Proses Rampogan Sima
Pada rampogan sima, harimau yang ditangkap dari hutan dibawa ke alun-alun dengan kandang tertutup. Di sekeliling alun-alun, para lelaki bersenjata bambu runcing siap menghadang binatang buas tersebut. Setelah semua persiapan selesai, kandang harimau dibuka dari jarak jauh, dan binatang itu dipaksa keluar. Berbagai cara digunakan untuk memancing harimau keluar, seperti suara gaduh, ledakan, atau api. Ketika harimau keluar dari kandangnya, ia terjebak dalam kepungan manusia.
Di setiap sudut yang didekati harimau, ia akan dihujani tusukan dari bambu runcing. Harimau, dengan naluri untuk bertahan hidup, tentu akan mencoba melarikan diri, tetapi ruang geraknya terbatas, dan tiap gerakan akan disambut dengan serangan. Pada akhirnya, harimau tersebut akan kehabisan tenaga dan darah akibat tusukan yang bertubi-tubi hingga akhirnya tewas.
Alasan Diadakannya Rampogan
Rampogan sima memiliki akar dalam kepercayaan masyarakat Jawa akan kekuatan dan status. Harimau dianggap sebagai simbol kekuasaan, sehingga mengalahkan hewan ini dalam rampogan dianggap sebagai bukti keberanian dan kekuatan. Selain itu, rampogan juga dianggap sebagai bentuk hiburan bagi masyarakat pada masa itu.
Selain harimau, rampogan juga sering melibatkan banteng, terutama pada acara yang disebut rampogan banteng. Meski tujuannya serupa—mengalahkan binatang buas—rampogan sima lebih terkenal karena keikutsertaannya dalam proses kepunahan harimau Jawa.
Dampak terhadap Kepunahan Harimau Jawa
Praktik rampogan sima secara langsung mempercepat punahnya harimau di pulau Jawa. Tradisi ini berlangsung hingga awal abad ke-20, di mana harimau Jawa sudah mulai mengalami penurunan populasi akibat perburuan, hilangnya habitat, dan ekspansi pertanian. Pemerintah kolonial Hindia-Belanda akhirnya melarang tradisi rampogan ini pada tahun 1905, mengakui dampak negatifnya terhadap populasi harimau yang semakin menipis.

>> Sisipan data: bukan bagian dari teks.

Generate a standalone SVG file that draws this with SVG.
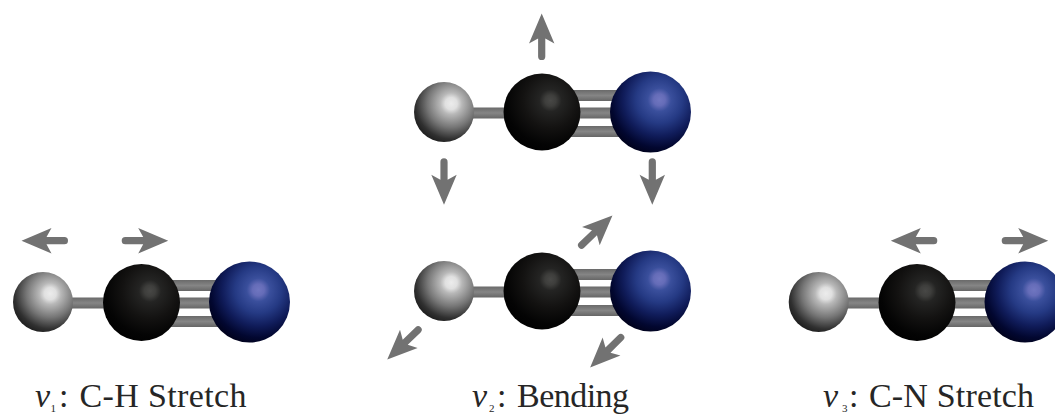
<svg xmlns="http://www.w3.org/2000/svg" width="1055" height="414" viewBox="0 0 1055 414">
<style>
.h{fill:url(#gh)}.c{fill:url(#gc)}.n{fill:url(#gn)}
.b{fill:url(#gb)}
.a{fill:#727272}
text{font-family:"Liberation Serif","Times New Roman",serif;font-size:34px;fill:#262626}
.v{font-style:italic}
.s{font-size:11px}
</style>
<defs>
<linearGradient id="gb" x1="0" y1="0" x2="0" y2="1"><stop offset="0" stop-color="#6a6a6a"/><stop offset=".5" stop-color="#858585"/><stop offset="1" stop-color="#666"/></linearGradient>
<radialGradient id="gh" cx=".62" cy=".36" r=".72" fx=".62" fy=".36"><stop offset="0" stop-color="#ececec"/><stop offset=".14" stop-color="#e0e0e0"/><stop offset=".25" stop-color="#b8b8b8"/><stop offset=".55" stop-color="#767676"/><stop offset=".82" stop-color="#303030"/><stop offset="1" stop-color="#181818"/></radialGradient>
<radialGradient id="gc" cx=".61" cy=".35" r=".72" fx=".61" fy=".35"><stop offset="0" stop-color="#484846"/><stop offset=".1" stop-color="#3e3e3c"/><stop offset=".2" stop-color="#242423"/><stop offset=".5" stop-color="#131211"/><stop offset=".8" stop-color="#040404"/><stop offset="1" stop-color="#000"/></radialGradient>
<radialGradient id="gn" cx=".61" cy=".35" r=".72" fx=".61" fy=".35"><stop offset="0" stop-color="#7076c0"/><stop offset=".1" stop-color="#656cb8"/><stop offset=".2" stop-color="#3a4f9c"/><stop offset=".4" stop-color="#253a84"/><stop offset=".62" stop-color="#101c5a"/><stop offset=".82" stop-color="#020730"/><stop offset="1" stop-color="#000015"/></radialGradient>
<path id="arrow" class="a" d="M3.6-3.6H21.5L16.5-12.7 46.5 0 16.5 12.7 21.5 3.6H3.6A3.6 3.6 0 0 1 3.6-3.6Z"/>
</defs>
<g id="connectors">
<rect class="b" x="43" y="297.5" width="98" height="11"/><rect class="b" x="141" y="280" width="108" height="11"/><rect class="b" x="141" y="297.5" width="108" height="11"/><rect class="b" x="141" y="316" width="108" height="11"/>
<rect class="b" x="444" y="107.5" width="98" height="11"/><rect class="b" x="542" y="90" width="108" height="11"/><rect class="b" x="542" y="107.5" width="108" height="11"/><rect class="b" x="542" y="126" width="108" height="11"/>
<rect class="b" x="444" y="286.5" width="98" height="11"/><rect class="b" x="542" y="269" width="108" height="11"/><rect class="b" x="542" y="286.5" width="108" height="11"/><rect class="b" x="542" y="305" width="108" height="11"/>
<rect class="b" x="819" y="297.5" width="98" height="11"/><rect class="b" x="917" y="280" width="108" height="11"/><rect class="b" x="917" y="297.5" width="108" height="11"/><rect class="b" x="917" y="316" width="108" height="11"/>
<use href="#arrow" transform="translate(68 240.7) rotate(180)"/>
<use href="#arrow" transform="translate(121.7 240.7)"/>
<use href="#arrow" transform="translate(541.7 60) rotate(-90)"/>
<use href="#arrow" transform="translate(444 158.3) rotate(90)"/>
<use href="#arrow" transform="translate(652.3 158.3) rotate(90)"/>
<use href="#arrow" transform="translate(579 247.7) rotate(-44)"/>
<use href="#arrow" transform="translate(420.7 327.3) rotate(136)"/>
<use href="#arrow" transform="translate(623.3 335) rotate(135.5)"/>
<use href="#arrow" transform="translate(937.3 240.7) rotate(180)"/>
<use href="#arrow" transform="translate(1001.7 240.7)"/>
</g>
<g id="m1-h"><circle class="h" cx="43" cy="302" r="30"/></g>
<g id="m1-c"><circle class="c" cx="141.5" cy="302.5" r="38.5"/></g>
<g id="m1-n"><circle class="n" cx="249.5" cy="302" r="40.5"/></g>
<g id="m2a-h"><circle class="h" cx="444" cy="112" r="30"/></g>
<g id="m2a-c"><circle class="c" cx="542" cy="112" r="38.5"/></g>
<g id="m2a-n"><circle class="n" cx="650.5" cy="112" r="40.5"/></g>
<g id="m2b-h"><circle class="h" cx="444" cy="291" r="30"/></g>
<g id="m2b-c"><circle class="c" cx="542" cy="291" r="38.5"/></g>
<g id="m2b-n"><circle class="n" cx="650.5" cy="291" r="40.5"/></g>
<g id="m3-h"><circle class="h" cx="818.7" cy="302" r="30"/></g>
<g id="m3-c"><circle class="c" cx="917" cy="302.5" r="38.5"/></g>
<g id="m3-n"><circle class="n" cx="1025" cy="302" r="40.5"/></g>
<g id="label-1"><text class="v" x="35" y="406.7">v</text><text class="s" x="50.5" y="412">1</text><text x="59" y="406.7">:</text><text x="79.5" y="406.7" textLength="167" lengthAdjust="spacing">C-H Stretch</text></g>
<g id="label-2"><text class="v" x="472" y="406.7">v</text><text class="s" x="489" y="412">2</text><text x="497" y="406.7">:</text><text x="517" y="406.7" textLength="112" lengthAdjust="spacing">Bending</text></g>
<g id="label-3"><text class="v" x="823" y="406.7">v</text><text class="s" x="842" y="412">3</text><text x="849" y="406.7">:</text><text x="869" y="406.7" textLength="165" lengthAdjust="spacing">C-N Stretch</text></g>
</svg>
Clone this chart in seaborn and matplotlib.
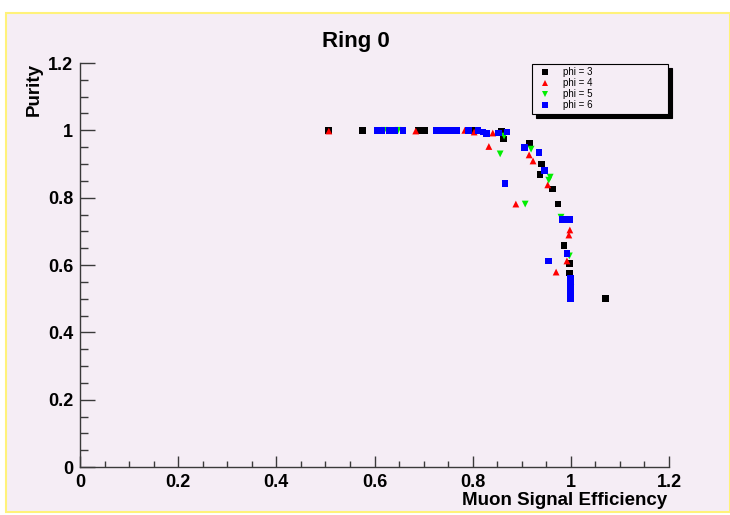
import numpy as np
import pandas as pd
import matplotlib
matplotlib.use("Agg")
import matplotlib.pyplot as plt
from matplotlib.patches import Rectangle
from matplotlib.ticker import MultipleLocator
import seaborn as sns

# Purity vs. muon signal efficiency for ring 0, one series per phi sector
phi3_eff = [0.507, 0.575, 0.689, 0.703, 0.800, 0.858, 0.862, 0.915, 0.940, 0.937,
            0.962, 0.974, 0.986, 0.997, 0.998, 1.000, 1.000, 1.070]
phi3_pur = [1.000, 1.000, 1.000, 1.000, 1.000, 0.998, 0.974, 0.962, 0.900, 0.870,
            0.826, 0.781, 0.657, 0.605, 0.576, 0.550, 0.520, 0.500]

phi4_eff = [0.507, 0.684, 0.784, 0.803, 0.841, 0.833, 0.888, 0.915, 0.923, 0.953,
            0.998, 0.996, 0.992, 0.970]
phi4_pur = [0.998, 0.998, 1.000, 0.995, 0.992, 0.952, 0.781, 0.927, 0.909, 0.838,
            0.704, 0.689, 0.612, 0.579]

phi5_eff = [0.620, 0.648, 0.864, 0.856, 0.907, 0.919, 0.958, 0.955, 0.980, 0.997, 1.000]
phi5_pur = [1.000, 1.000, 0.983, 0.930, 0.781, 0.944, 0.861, 0.852, 0.742, 0.627, 0.532]

phi6_eff = [0.605, 0.615, 0.630, 0.640, 0.658, 0.727, 0.737, 0.748, 0.758, 0.768,
            0.791, 0.811, 0.821, 0.829, 0.852, 0.870, 0.866, 0.905, 0.935, 0.947,
            0.983, 0.998, 0.992, 0.955, 1.000, 1.000, 1.000, 1.000]
phi6_pur = [1.000, 1.000, 1.000, 1.000, 1.000, 1.000, 1.000, 1.000, 1.000, 1.000,
            1.000, 1.000, 0.995, 0.990, 0.992, 0.995, 0.843, 0.950, 0.933, 0.880,
            0.736, 0.736, 0.635, 0.612, 0.560, 0.540, 0.520, 0.500]

series_labels = ["phi = 3", "phi = 4", "phi = 5", "phi = 6"]
series_colors = ["#000000", "#ff0000", "#00ee00", "#0000ff"]
series_markers = ["s", "^", "v", "s"]

x_ticks = [0, 0.2, 0.4, 0.6, 0.8, 1.0, 1.2]
x_tick_labels = ["0", "0.2", "0.4", "0.6", "0.8", "1", "1.2"]
y_ticks = [0, 0.2, 0.4, 0.6, 0.8, 1.0, 1.2]
y_tick_labels = ["0", "0.2", "0.4", "0.6", "0.8", "1", "1.2"]

frames = []
for lab, ex, pu in zip(series_labels,
                       [phi3_eff, phi4_eff, phi5_eff, phi6_eff],
                       [phi3_pur, phi4_pur, phi5_pur, phi6_pur]):
    frames.append(pd.DataFrame({"eff": ex, "purity": pu, "series": lab}))
df = pd.concat(frames, ignore_index=True)

sns.set_theme(style="white")
plt.rcParams["font.family"] = ["Liberation Sans", "DejaVu Sans"]
plt.rcParams["text.color"] = "black"

bg = "#f5edf5"
axis_col = "#3a3a3a"

fig = plt.figure(figsize=(7.30, 5.15), dpi=100)
fig.patch.set_facecolor("white")
fig.patches.append(Rectangle((6 / 730, 3 / 515), 1 - 6 / 730, (512 - 13) / 515,
                             transform=fig.transFigure, facecolor=bg,
                             edgecolor="#fff27a", linewidth=1.5, zorder=-10))

ax = fig.add_axes([80 / 730, (515 - 467) / 515, 589 / 730, 404 / 515])
ax.set_zorder(1)
ax.set_facecolor(bg)

sns.scatterplot(data=df, x="eff", y="purity", hue="series", style="series",
                palette=dict(zip(series_labels, series_colors)),
                markers=dict(zip(series_labels, series_markers)),
                hue_order=series_labels, style_order=series_labels,
                s=24, linewidth=0, ax=ax, zorder=3)

ax.set_xlim(0, 1.2)
ax.set_ylim(0, 1.2)

for side in ["top", "right"]:
    ax.spines[side].set_visible(False)
for side in ["left", "bottom"]:
    ax.spines[side].set_color(axis_col)
    ax.spines[side].set_linewidth(1.0)

ax.set_xticks(x_ticks)
ax.set_xticklabels(x_tick_labels)
ax.set_yticks(y_ticks)
ax.set_yticklabels(y_tick_labels)
ax.xaxis.set_minor_locator(MultipleLocator(0.05))
ax.yaxis.set_minor_locator(MultipleLocator(0.05))

ax.tick_params(axis="x", which="major", direction="in", length=8, width=1,
               color=axis_col, pad=5, labelsize=13)
ax.tick_params(axis="x", which="minor", direction="in", length=4, width=1,
               color=axis_col)
ax.tick_params(axis="y", which="major", direction="in", length=11, width=1,
               color=axis_col, pad=5, labelsize=13)
ax.tick_params(axis="y", which="minor", direction="in", length=6, width=1,
               color=axis_col)
ax.tick_params(bottom=True, left=True, which="both")
for lbl in ax.get_xticklabels() + ax.get_yticklabels():
    lbl.set_fontweight("bold")
    lbl.set_color("black")

ax.set_xlabel("Muon Signal Efficiency", fontsize=13.5, fontweight="bold",
              loc="right", color="black")
ax.xaxis.set_label_coords(0.9966, -0.062)
ax.set_ylabel("Purity", fontsize=13.5, fontweight="bold", loc="top",
              color="black")
ax.yaxis.set_label_coords(-0.063, 1.0)

fig.text(356 / 730, 1 - 42 / 515, "Ring 0", ha="center", va="center",
         fontsize=16, fontweight="bold", color="black")

leg = ax.legend(loc="upper left",
                bbox_to_anchor=(532 / 730, 1 - 64 / 515, 136 / 730, 0.0),
                bbox_transform=fig.transFigure, mode="expand",
                frameon=True, fancybox=False, fontsize=7,
                labelspacing=0.1, borderpad=0.35, handlelength=2.0,
                handletextpad=0.8, borderaxespad=0,
                shadow={"ox": 3, "oy": -3, "color": "black", "alpha": 1},
                title=None, markerscale=0.9)
leg.get_frame().set_edgecolor("black")
leg.get_frame().set_linewidth(0.8)
leg.get_frame().set_facecolor(bg)

fig.savefig("out.png", dpi=100, facecolor=fig.get_facecolor())
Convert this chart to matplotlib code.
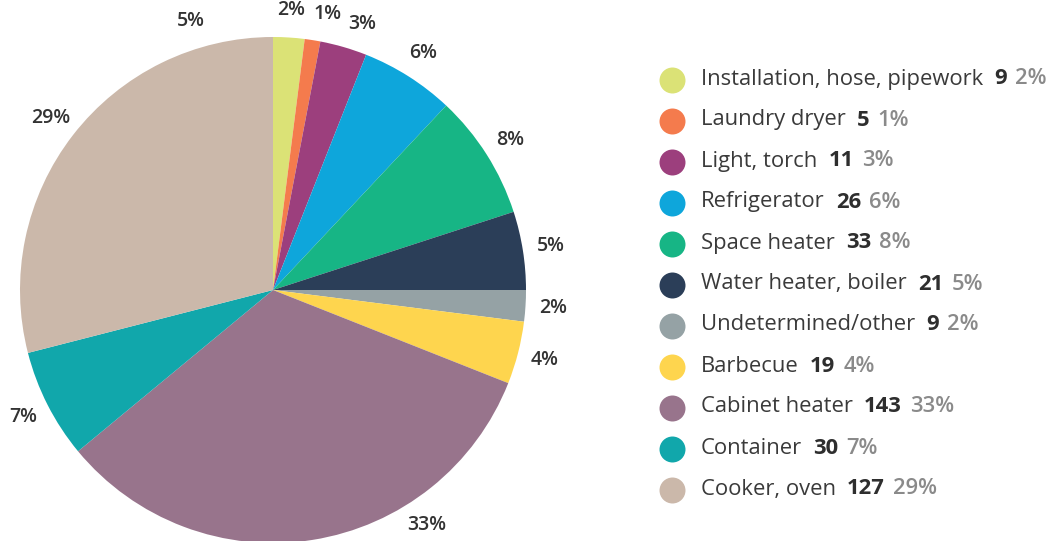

Namun, upaya pelarangan ini terlambat. Harimau Jawa secara resmi dinyatakan punah pada tahun 1980-an setelah populasi mereka terus menurun. Hilangnya habitat alami mereka karena pembukaan hutan besar-besaran untuk perkebunan dan perburuan liar membuat harimau ini tidak lagi mampu bertahan di alam liar.
Warisan Budaya dan Refleksi
Rampogan sima, meskipun sudah lama dihapuskan, meninggalkan jejak sejarah yang menyedihkan. Ini adalah contoh betapa tradisi yang melibatkan kekerasan terhadap satwa liar bisa memiliki dampak yang mengerikan, tidak hanya terhadap ekosistem tetapi juga terhadap nilai-nilai kemanusiaan kita.
Kita bisa belajar dari sejarah ini bahwa perlakuan yang tidak manusiawi terhadap hewan, terutama yang terancam punah, hanya akan membawa kehancuran. Kini, harimau Jawa telah tiada, dan hal ini harus menjadi pengingat bagi kita untuk lebih melindungi satwa liar yang masih tersisa di Indonesia, seperti harimau Sumatra, agar tidak mengalami nasib yang sama.